Именно здесь, в идейном тупике «социального капитализма», и возникает запрос на Кризис — в парадоксальной роли вестника надежды. Возможность обнулить прошлые достижения и начать гонку сначала. Это ведь как чемпионат по футболу: сезон закончился, кто-то получил медали, кто-то остался в середине таблицы, кто-то удержался, а кто-то выбыл в низшую лигу — но вот начинается новый сезон, и у всех, от прошлогодних лидеров до новичков, опять по нулю в таблице.

А тут получается, что если ты миллиардер, то и дети твои получат все лучшее, от образования и шмоток до работы и карьеры, а если, скажем, менеджер в салоне сотовой связи — скорее всего, и дети твои будут стоять за тем же прилавком, будь у них в дипломе хоть «юрист», хоть «экономист», хоть «политолог».

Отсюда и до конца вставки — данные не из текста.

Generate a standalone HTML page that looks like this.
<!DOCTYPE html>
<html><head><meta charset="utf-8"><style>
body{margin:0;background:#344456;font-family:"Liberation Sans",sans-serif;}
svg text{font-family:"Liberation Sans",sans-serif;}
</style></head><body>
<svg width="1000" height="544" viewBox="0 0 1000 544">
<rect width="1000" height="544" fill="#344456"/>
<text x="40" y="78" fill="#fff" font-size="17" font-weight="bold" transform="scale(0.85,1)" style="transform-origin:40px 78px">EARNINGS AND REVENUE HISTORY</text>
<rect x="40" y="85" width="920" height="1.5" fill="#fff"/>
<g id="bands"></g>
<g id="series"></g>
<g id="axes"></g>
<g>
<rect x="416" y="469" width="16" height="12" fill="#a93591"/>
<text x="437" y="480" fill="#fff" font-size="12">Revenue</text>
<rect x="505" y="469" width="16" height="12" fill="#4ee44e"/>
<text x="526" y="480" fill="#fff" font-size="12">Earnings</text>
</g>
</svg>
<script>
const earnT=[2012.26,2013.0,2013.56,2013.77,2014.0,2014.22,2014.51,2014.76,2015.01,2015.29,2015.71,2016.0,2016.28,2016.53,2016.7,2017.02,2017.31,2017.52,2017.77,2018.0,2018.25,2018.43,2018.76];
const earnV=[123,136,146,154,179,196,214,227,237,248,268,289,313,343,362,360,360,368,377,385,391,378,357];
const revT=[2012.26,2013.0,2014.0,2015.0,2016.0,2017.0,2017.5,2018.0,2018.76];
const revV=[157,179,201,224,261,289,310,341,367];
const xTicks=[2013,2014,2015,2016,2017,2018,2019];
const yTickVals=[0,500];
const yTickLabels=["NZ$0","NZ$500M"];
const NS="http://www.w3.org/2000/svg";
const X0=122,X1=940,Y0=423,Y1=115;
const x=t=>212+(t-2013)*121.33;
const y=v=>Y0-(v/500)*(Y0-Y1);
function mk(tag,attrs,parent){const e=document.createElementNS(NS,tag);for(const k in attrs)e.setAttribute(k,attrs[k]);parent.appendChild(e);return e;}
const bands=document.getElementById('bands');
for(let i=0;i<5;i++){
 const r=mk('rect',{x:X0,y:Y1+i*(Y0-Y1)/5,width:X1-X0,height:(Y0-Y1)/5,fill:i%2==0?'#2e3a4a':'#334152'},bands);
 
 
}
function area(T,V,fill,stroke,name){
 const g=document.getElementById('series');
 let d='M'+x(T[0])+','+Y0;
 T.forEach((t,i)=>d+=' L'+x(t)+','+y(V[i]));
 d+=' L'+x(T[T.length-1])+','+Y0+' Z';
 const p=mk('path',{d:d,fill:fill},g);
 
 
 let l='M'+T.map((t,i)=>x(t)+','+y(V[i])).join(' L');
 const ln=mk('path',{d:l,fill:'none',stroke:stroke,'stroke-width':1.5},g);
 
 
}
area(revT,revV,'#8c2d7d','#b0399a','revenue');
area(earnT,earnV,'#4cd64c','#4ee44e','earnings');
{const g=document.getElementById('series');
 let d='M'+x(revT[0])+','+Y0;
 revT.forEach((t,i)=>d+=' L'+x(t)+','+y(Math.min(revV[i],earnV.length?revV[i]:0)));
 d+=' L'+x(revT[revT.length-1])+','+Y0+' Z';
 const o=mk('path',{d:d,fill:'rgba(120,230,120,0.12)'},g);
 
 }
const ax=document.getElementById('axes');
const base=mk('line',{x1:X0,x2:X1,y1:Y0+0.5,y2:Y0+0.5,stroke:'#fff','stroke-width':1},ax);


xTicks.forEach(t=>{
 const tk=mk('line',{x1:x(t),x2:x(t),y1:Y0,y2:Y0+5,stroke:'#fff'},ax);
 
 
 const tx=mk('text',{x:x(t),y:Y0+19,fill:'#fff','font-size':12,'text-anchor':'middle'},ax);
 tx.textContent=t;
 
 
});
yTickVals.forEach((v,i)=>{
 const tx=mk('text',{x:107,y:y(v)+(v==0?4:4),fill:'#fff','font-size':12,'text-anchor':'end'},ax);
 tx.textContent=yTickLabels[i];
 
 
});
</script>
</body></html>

Иное дело — смена режима или крупный экономический кризис. Вчерашние лидеры уходят в ноль, а у амбициозных «молодых волков» из нижних социальных слоев появляется долгожданный шанс. И неважно даже, что общество в целом становится беднее — зато такие, как они, могут прыгнуть сразу на несколько ступенек вверх.

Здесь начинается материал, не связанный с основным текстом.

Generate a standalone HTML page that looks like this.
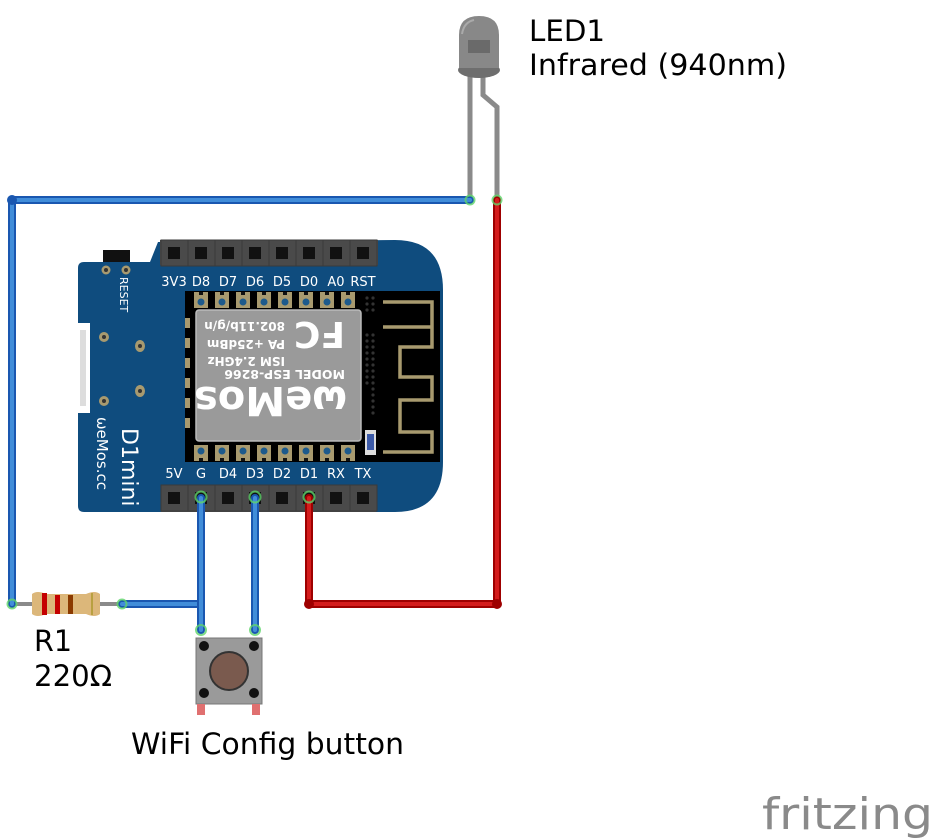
<!DOCTYPE html>
<html><head><meta charset="utf-8"><style>
html,body{margin:0;padding:0;background:#fff;}
svg{display:block;}
text{font-family:"DejaVu Sans","Liberation Sans",sans-serif;}
</style></head><body>
<svg width="933" height="840" viewBox="0 0 933 840" xmlns="http://www.w3.org/2000/svg">
<defs>
<g id="hpin"><rect x="-13" y="-13" width="27" height="26" fill="#4a4a4a"/><rect x="-13" y="-13" width="27" height="26" fill="none" stroke="#3a3a3a" stroke-width="1"/><rect x="-6" y="-6" width="12" height="12" fill="#111"/></g>
<g id="mpad"><rect x="-7" y="-8" width="14" height="16" fill="#a89a6f"/><rect x="-2" y="-8" width="4" height="3" fill="#111"/><circle cx="0" cy="2" r="3.5" fill="#1d5a8c"/></g>
</defs>

<!-- board -->
<path d="M78 268 Q78 262 84 262 L150 262 L158 242 L395 240 Q443 240 443 290 L443 462 Q443 512 395 512 L84 512 Q78 512 78 506 Z" fill="#0f4c7e"/>
<path d="M78 323 L90 323 L90 413 L78 413 Z" fill="#fff"/>
<rect x="80" y="330" width="6" height="76" fill="#ddd"/>
<rect x="103" y="250" width="27" height="12" fill="#111"/>
<g fill="#a89a6f"><circle cx="106" cy="270" r="4.5"/><circle cx="126" cy="270" r="4.5"/><circle cx="104" cy="337" r="5"/><circle cx="104" cy="401" r="5"/><ellipse cx="140" cy="346" rx="5" ry="6"/><ellipse cx="140" cy="391" rx="5" ry="6"/></g>
<g fill="#333"><circle cx="106" cy="270" r="2"/><circle cx="126" cy="270" r="2"/><circle cx="104" cy="337" r="2"/><circle cx="104" cy="401" r="2"/><circle cx="140" cy="346" r="2"/><circle cx="140" cy="391" r="2"/></g>
<text transform="translate(120,277) rotate(90)" font-size="11" fill="#fff" font-family="DejaVu Sans Mono, monospace">RESET</text>
<text transform="translate(122,428) rotate(90)" font-size="22" fill="#fff" font-family="DejaVu Sans Mono, monospace">D1mini</text>
<text transform="translate(97,417) rotate(90)" font-size="15" fill="#fff" font-family="DejaVu Sans Mono, monospace">ωeMos.cc</text>

<!-- top header -->
<rect x="160" y="240" width="218" height="25" fill="#4a4a4a"/>
<g><use href="#hpin" x="174" y="253"/><use href="#hpin" x="201" y="253"/><use href="#hpin" x="228" y="253"/><use href="#hpin" x="255" y="253"/><use href="#hpin" x="282" y="253"/><use href="#hpin" x="309" y="253"/><use href="#hpin" x="336" y="253"/><use href="#hpin" x="363" y="253"/></g>
<g font-size="13" fill="#fff" text-anchor="middle" font-family="DejaVu Sans Mono, monospace"><text x="174" y="286">3V3</text><text x="201" y="286">D8</text><text x="228" y="286">D7</text><text x="255" y="286">D6</text><text x="282" y="286">D5</text><text x="309" y="286">D0</text><text x="336" y="286">A0</text><text x="363" y="286">RST</text></g>

<!-- module -->
<rect x="185" y="291" width="255" height="171" fill="#000"/>
<g><use href="#mpad" x="201" y="300"/><use href="#mpad" x="222" y="300"/><use href="#mpad" x="243" y="300"/><use href="#mpad" x="264" y="300"/><use href="#mpad" x="285" y="300"/><use href="#mpad" x="306" y="300"/><use href="#mpad" x="327" y="300"/><use href="#mpad" x="348" y="300"/></g>
<g transform="translate(0,751) scale(1,-1)"><use href="#mpad" x="201" y="298"/><use href="#mpad" x="222" y="298"/><use href="#mpad" x="243" y="298"/><use href="#mpad" x="264" y="298"/><use href="#mpad" x="285" y="298"/><use href="#mpad" x="306" y="298"/><use href="#mpad" x="327" y="298"/><use href="#mpad" x="348" y="298"/></g>
<g fill="#a89a6f"><rect x="185" y="318" width="5" height="10"/><rect x="185" y="338" width="5" height="10"/><rect x="185" y="358" width="5" height="10"/><rect x="185" y="378" width="5" height="10"/><rect x="185" y="398" width="5" height="10"/><rect x="185" y="418" width="5" height="10"/></g>
<g fill="#333"><circle cx="367" cy="298" r="1.6"/><circle cx="373" cy="298" r="1.6"/><circle cx="367" cy="304" r="1.6"/><circle cx="373" cy="304" r="1.6"/><circle cx="367" cy="310" r="1.6"/><circle cx="373" cy="310" r="1.6"/>
<circle cx="367" cy="335" r="1.6"/><circle cx="373" cy="335" r="1.6"/><circle cx="367" cy="341" r="1.6"/><circle cx="373" cy="341" r="1.6"/><circle cx="367" cy="347" r="1.6"/><circle cx="373" cy="347" r="1.6"/><circle cx="367" cy="353" r="1.6"/><circle cx="373" cy="353" r="1.6"/><circle cx="367" cy="359" r="1.6"/><circle cx="373" cy="359" r="1.6"/><circle cx="367" cy="365" r="1.6"/><circle cx="373" cy="365" r="1.6"/><circle cx="367" cy="371" r="1.6"/><circle cx="373" cy="371" r="1.6"/><circle cx="367" cy="377" r="1.6"/><circle cx="373" cy="377" r="1.6"/><circle cx="367" cy="383" r="1.6"/><circle cx="373" cy="383" r="1.6"/><circle cx="373" cy="389" r="1.6"/><circle cx="373" cy="395" r="1.6"/><circle cx="373" cy="401" r="1.6"/><circle cx="373" cy="407" r="1.6"/><circle cx="373" cy="413" r="1.6"/></g>
<polyline points="383,302 432,302 432,347 400,347 400,377 432,377 432,400 400,400 400,432 432,432 432,452 383,452" fill="none" stroke="#a89a6f" stroke-width="3.5"/>
<line x1="383" y1="327" x2="432" y2="327" stroke="#a89a6f" stroke-width="3.5"/>
<rect x="365" y="430" width="11" height="25" fill="#ddd"/><rect x="367" y="434" width="7" height="16" fill="#3c5aa8"/>
<rect x="196" y="310" width="165" height="131" rx="3" fill="#9a9a9a" stroke="#bbb" stroke-width="1.5"/>
<g transform="rotate(180 278.5 375.5)" fill="#fff" font-weight="bold">
<text x="272" y="429" font-size="12">802.11b/g/n</text>
<text x="272" y="411" font-size="12">PA +25dBm</text>
<text x="272" y="394" font-size="12">ISM 2.4GHz</text>
<text x="212" y="381" font-size="12.5">MODEL  ESP-8266</text>
<text x="212" y="429" font-size="36">FC</text>
<text x="210" y="364" font-size="40">ωeMos</text>
</g>

<!-- bottom header -->
<rect x="161" y="485" width="215" height="27" fill="#4a4a4a"/>
<g><use href="#hpin" x="174" y="498"/><use href="#hpin" x="201" y="498"/><use href="#hpin" x="228" y="498"/><use href="#hpin" x="255" y="498"/><use href="#hpin" x="282" y="498"/><use href="#hpin" x="309" y="498"/><use href="#hpin" x="336" y="498"/><use href="#hpin" x="363" y="498"/></g>
<g font-size="13" fill="#fff" text-anchor="middle" font-family="DejaVu Sans Mono, monospace"><text x="174" y="478">5V</text><text x="201" y="478">G</text><text x="228" y="478">D4</text><text x="255" y="478">D3</text><text x="282" y="478">D2</text><text x="309" y="478">D1</text><text x="336" y="478">RX</text><text x="363" y="478">TX</text></g>

<!-- LED -->
<g fill="none" stroke="#8a8a8a" stroke-width="5">
<line x1="470" y1="72" x2="470" y2="200"/>
<polyline points="483,76 483,95 497,107 497,200"/>
</g>
<ellipse cx="479" cy="70" rx="21" ry="8" fill="#6e6e6e"/>
<path d="M459 68 L459 35 Q459 16 479 16 Q499 16 499 35 L499 68 Z" fill="#888"/>
<rect x="468" y="40" width="22" height="13" fill="#6a6a6a"/>
<path d="M462 34 Q464 22 474 20" stroke="#aaa" stroke-width="2" fill="none"/>

<!-- resistor -->
<line x1="12" y1="604" x2="122" y2="604" stroke="#8a8a8a" stroke-width="4"/>
<path d="M32 594 Q37 590 46 594 L86 594 Q95 590 100 594 L100 614 Q95 618 86 614 L46 614 Q37 618 32 614 Z" fill="#dcb77a"/>
<rect x="42" y="593" width="5" height="22" fill="#c40000"/>
<rect x="55" y="595" width="5" height="19" fill="#c40000"/>
<rect x="68" y="595" width="5" height="19" fill="#8b3a00"/>
<rect x="91" y="593" width="2" height="22" fill="#b8a040"/>

<!-- wires -->
<g fill="none" stroke-linecap="round" stroke-linejoin="round">
<polyline points="470,200 12,200 12,604" stroke="#1a57b0" stroke-width="8"/>
<polyline points="470,200 12,200 12,604" stroke="#418dd9" stroke-width="4"/>
<polyline points="122,604 200,604" stroke="#1a57b0" stroke-width="8"/>
<polyline points="122,604 200,604" stroke="#418dd9" stroke-width="4"/>
<line x1="201" y1="498" x2="201" y2="630" stroke="#1a57b0" stroke-width="8"/>
<line x1="201" y1="498" x2="201" y2="630" stroke="#418dd9" stroke-width="4"/>
<line x1="255" y1="498" x2="255" y2="630" stroke="#1a57b0" stroke-width="8"/>
<line x1="255" y1="498" x2="255" y2="630" stroke="#418dd9" stroke-width="4"/>
<polyline points="309,498 309,604 497,604 497,200" stroke="#9e0000" stroke-width="8"/>
<polyline points="309,498 309,604 497,604 497,200" stroke="#d41c1c" stroke-width="4"/>
</g>
<g fill="none" stroke="#5fd46a" stroke-width="2" opacity="0.8">
<circle cx="12" cy="604" r="4.5"/><circle cx="122" cy="604" r="4.5"/><circle cx="470" cy="200" r="4.5"/><circle cx="497" cy="200" r="4.5"/>
<circle cx="201" cy="497" r="5.5"/><circle cx="255" cy="497" r="5.5"/><circle cx="309" cy="497" r="5.5"/>
<circle cx="201" cy="630" r="5"/><circle cx="255" cy="630" r="5"/>
</g>
<circle cx="12" cy="200" r="5" fill="#1a57b0"/>
<circle cx="309" cy="604" r="5" fill="#9e0000"/><circle cx="497" cy="604" r="5" fill="#9e0000"/>

<!-- button -->
<rect x="196" y="638" width="66" height="66" fill="#9a9a9a" stroke="#777" stroke-width="1"/>
<rect x="197" y="704" width="8" height="11" fill="#e07070"/><rect x="252" y="704" width="8" height="11" fill="#e07070"/>
<circle cx="229" cy="671" r="19" fill="#7a5a4e" stroke="#333" stroke-width="2"/>
<g fill="#111"><circle cx="204" cy="646" r="5"/><circle cx="254" cy="646" r="5"/><circle cx="204" cy="693" r="5"/><circle cx="254" cy="693" r="5"/></g>

<!-- labels -->
<g font-size="29" fill="#000">
<text x="529" y="41" textLength="76" lengthAdjust="spacingAndGlyphs">LED1</text>
<text x="529" y="75" textLength="258" lengthAdjust="spacingAndGlyphs">Infrared (940nm)</text>
<text x="34" y="651" textLength="38" lengthAdjust="spacingAndGlyphs">R1</text>
<text x="34" y="686" textLength="78" lengthAdjust="spacingAndGlyphs">220Ω</text>
<text x="131" y="754" textLength="273" lengthAdjust="spacingAndGlyphs">WiFi Config button</text>
</g>
<text x="762" y="829" font-size="44" fill="#8a8a8a" textLength="171" lengthAdjust="spacingAndGlyphs">fritzing</text>
</svg>
</body></html>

Выборную демократию придумали ровно затем, чтобы ввести этот процесс в максимально безобидные рамки регулярного электорального «чемпионата». Но с экономикой так не получается: частная собственность — она твоя уже насовсем; а у кого ее нет, тому только и останется, что продавать свое время и свой труд.

В экономике роль таких вот регулярных «выборов» играют регулярные же кризисы — правда, важное отличие условий игры в том, что никогда не знаешь, в какой момент «жахнет». Потому что умение предугадывать события и оборачивать их себе на пользу — такая же важная компетенция для рыночного игрока, как для политического — умение хорошо и грамотно говорить на публику.

В последнее время много говорят про то, что выборы «испортились» — результат предсказуем, побеждают одни и те же, и никакой реальной смены власти по факту не происходит. Экономический кризис 2008 года показал, что и кризисы в последнее время тоже в каком-то смысле «испортились». Правительства — будь то в России, в странах Евросоюза или в США — в первую очередь спасают банки и олигархов, и только потом, если (и когда) руки дойдут, обращают свое внимание на тех, кто потерял работу или доход.

В итоге даже в кризис богатые беднеют медленнее, чем бедные: в течение предыдущего кризиса разрыв между

уровнями дохода во всех ведущих странах только вырос, и Россия не исключение. Итог — разочаровывающий: «чуть-чуть хуже» стало всем, но новых прорывных возможностей ни для кого так и не появилось.


Все, что остается молодым и борзым — с замиранием сердца слушать заезжих проповедников, ожидая, когда же уже наконец «грохнет» в пресловутой Греции или еще где-нибудь, и в результате появится наконец возможность из ничего стать всем, по завету классиков. Или, в случае, если ты не начинающий предприниматель, а начинающий политик — ждать, когда нефть наконец упадет и можно будет уже бросать вызов Путину; потому что иначе, выходит, в ближайшие 12 лет вообще нечего ловить.

Есть в этом что-то плохое и неправильное, когда самые активные люди призывают себе в союзники демона катастроф. За ним ведь не заржавеет.